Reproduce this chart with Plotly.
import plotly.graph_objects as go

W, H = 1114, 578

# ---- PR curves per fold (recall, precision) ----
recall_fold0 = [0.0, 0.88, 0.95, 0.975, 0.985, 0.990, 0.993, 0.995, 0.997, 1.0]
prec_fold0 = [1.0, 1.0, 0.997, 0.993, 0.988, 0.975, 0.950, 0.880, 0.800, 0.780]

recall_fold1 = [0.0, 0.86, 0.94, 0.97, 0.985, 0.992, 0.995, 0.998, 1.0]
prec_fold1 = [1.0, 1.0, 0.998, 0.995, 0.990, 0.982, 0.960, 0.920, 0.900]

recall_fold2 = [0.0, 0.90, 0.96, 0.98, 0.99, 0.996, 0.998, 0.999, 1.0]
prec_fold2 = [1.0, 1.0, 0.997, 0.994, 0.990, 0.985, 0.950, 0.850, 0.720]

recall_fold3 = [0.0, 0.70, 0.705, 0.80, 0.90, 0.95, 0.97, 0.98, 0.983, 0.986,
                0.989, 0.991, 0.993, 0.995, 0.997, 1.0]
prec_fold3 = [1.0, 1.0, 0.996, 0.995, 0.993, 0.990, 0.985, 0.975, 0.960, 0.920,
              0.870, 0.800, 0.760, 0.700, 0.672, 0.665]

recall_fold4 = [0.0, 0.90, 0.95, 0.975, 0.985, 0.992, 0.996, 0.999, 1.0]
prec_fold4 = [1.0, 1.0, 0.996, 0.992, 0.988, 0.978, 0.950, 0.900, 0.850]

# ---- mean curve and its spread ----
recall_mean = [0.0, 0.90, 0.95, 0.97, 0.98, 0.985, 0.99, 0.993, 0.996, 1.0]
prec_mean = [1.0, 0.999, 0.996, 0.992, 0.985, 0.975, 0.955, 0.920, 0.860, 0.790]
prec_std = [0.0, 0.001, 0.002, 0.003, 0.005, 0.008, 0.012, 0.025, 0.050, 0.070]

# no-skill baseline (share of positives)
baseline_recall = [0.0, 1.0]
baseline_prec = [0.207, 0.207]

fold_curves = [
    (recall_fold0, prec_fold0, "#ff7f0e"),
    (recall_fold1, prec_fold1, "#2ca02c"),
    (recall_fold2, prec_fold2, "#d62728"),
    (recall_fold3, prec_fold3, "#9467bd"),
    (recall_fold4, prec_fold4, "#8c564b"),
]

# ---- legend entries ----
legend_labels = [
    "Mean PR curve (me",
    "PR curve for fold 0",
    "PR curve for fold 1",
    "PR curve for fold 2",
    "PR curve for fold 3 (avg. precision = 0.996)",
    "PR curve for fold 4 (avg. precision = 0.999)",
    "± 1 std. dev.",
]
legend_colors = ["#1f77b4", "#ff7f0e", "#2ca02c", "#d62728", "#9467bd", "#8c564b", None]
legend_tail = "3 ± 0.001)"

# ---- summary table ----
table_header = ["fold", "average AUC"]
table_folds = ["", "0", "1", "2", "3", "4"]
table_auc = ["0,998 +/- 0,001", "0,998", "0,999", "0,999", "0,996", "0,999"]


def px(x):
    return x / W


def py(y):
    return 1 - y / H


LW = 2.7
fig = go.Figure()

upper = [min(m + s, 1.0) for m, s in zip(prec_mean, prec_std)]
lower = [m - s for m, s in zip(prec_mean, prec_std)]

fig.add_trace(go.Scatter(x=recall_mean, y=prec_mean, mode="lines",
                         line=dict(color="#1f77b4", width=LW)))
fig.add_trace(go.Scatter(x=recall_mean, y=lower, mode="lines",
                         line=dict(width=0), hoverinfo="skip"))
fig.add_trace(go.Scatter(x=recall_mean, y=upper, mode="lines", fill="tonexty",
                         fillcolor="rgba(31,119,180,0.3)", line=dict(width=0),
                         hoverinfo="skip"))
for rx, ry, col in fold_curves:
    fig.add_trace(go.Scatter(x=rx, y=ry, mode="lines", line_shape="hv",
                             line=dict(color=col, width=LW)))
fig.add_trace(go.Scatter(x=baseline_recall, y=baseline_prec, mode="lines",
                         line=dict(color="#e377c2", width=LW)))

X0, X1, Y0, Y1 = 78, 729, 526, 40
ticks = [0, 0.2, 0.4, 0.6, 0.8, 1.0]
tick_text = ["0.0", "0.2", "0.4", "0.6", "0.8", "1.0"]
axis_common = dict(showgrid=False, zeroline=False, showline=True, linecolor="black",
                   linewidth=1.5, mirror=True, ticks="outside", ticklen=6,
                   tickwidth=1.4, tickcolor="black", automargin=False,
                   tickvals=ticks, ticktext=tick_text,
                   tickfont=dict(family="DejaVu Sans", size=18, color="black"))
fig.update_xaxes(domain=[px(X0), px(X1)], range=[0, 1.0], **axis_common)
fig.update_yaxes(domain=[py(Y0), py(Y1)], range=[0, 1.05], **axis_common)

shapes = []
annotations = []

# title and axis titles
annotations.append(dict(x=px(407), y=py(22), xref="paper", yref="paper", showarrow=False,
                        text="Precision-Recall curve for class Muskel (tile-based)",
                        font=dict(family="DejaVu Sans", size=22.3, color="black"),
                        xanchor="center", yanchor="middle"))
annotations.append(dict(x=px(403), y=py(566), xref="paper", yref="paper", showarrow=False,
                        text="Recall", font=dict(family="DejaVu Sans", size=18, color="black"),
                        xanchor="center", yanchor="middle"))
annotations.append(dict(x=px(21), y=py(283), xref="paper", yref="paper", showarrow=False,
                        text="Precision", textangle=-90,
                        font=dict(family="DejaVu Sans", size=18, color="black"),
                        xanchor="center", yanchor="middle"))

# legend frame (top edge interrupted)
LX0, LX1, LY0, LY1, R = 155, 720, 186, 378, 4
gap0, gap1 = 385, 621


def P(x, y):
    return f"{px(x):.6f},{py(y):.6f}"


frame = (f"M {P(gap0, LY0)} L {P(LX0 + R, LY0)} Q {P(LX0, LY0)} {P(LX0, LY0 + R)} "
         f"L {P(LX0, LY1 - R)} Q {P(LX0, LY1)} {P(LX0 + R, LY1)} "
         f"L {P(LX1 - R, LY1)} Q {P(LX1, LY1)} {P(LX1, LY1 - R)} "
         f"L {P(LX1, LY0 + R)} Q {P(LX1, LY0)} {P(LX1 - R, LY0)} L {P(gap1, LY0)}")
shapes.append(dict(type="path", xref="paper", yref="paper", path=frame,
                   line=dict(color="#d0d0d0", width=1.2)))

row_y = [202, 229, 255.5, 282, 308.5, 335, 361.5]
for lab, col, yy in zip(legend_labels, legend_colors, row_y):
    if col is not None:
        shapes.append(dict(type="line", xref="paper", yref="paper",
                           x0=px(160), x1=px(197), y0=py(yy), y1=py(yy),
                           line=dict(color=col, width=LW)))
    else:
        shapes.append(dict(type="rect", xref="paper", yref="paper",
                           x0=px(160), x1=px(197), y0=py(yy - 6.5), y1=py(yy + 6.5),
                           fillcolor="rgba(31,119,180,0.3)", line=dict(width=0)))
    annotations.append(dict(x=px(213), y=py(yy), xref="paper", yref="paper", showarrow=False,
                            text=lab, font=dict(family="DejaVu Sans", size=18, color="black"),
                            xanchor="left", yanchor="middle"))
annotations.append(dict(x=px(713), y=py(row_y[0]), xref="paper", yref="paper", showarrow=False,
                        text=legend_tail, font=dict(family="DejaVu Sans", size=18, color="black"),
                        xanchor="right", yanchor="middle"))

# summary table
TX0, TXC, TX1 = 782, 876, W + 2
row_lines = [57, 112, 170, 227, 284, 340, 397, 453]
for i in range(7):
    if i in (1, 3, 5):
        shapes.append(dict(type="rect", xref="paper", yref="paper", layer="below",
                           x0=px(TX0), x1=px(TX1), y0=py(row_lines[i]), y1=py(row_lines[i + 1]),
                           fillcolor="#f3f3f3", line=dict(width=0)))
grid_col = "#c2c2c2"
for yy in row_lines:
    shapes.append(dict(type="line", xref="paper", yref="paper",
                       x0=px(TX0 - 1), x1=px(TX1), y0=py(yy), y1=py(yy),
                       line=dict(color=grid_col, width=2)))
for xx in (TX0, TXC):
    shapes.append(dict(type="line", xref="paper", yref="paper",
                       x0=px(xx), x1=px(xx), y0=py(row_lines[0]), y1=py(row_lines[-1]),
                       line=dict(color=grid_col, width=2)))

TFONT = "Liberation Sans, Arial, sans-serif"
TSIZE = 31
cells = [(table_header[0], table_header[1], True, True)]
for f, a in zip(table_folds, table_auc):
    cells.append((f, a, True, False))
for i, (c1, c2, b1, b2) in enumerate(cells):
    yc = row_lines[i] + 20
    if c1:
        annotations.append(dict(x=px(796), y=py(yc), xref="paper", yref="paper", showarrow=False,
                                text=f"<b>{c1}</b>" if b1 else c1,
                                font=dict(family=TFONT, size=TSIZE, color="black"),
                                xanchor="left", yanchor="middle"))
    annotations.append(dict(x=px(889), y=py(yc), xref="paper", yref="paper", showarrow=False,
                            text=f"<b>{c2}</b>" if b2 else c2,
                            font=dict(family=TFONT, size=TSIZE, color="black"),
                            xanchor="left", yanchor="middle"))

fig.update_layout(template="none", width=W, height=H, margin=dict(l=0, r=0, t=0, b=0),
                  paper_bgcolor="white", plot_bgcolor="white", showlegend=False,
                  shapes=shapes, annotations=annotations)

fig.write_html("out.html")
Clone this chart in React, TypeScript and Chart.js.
====================
Repeat exactly the lines from the first line of the records above through the line containing "0.950, 0.850, 0.720]", both included, and nothing else.

Reproduce this chart with Plotly.
import plotly.graph_objects as go

W, H = 1114, 578

# ---- PR curves per fold (recall, precision) ----
recall_fold0 = [0.0, 0.88, 0.95, 0.975, 0.985, 0.990, 0.993, 0.995, 0.997, 1.0]
prec_fold0 = [1.0, 1.0, 0.997, 0.993, 0.988, 0.975, 0.950, 0.880, 0.800, 0.780]

recall_fold1 = [0.0, 0.86, 0.94, 0.97, 0.985, 0.992, 0.995, 0.998, 1.0]
prec_fold1 = [1.0, 1.0, 0.998, 0.995, 0.990, 0.982, 0.960, 0.920, 0.900]

recall_fold2 = [0.0, 0.90, 0.96, 0.98, 0.99, 0.996, 0.998, 0.999, 1.0]
prec_fold2 = [1.0, 1.0, 0.997, 0.994, 0.990, 0.985, 0.950, 0.850, 0.720]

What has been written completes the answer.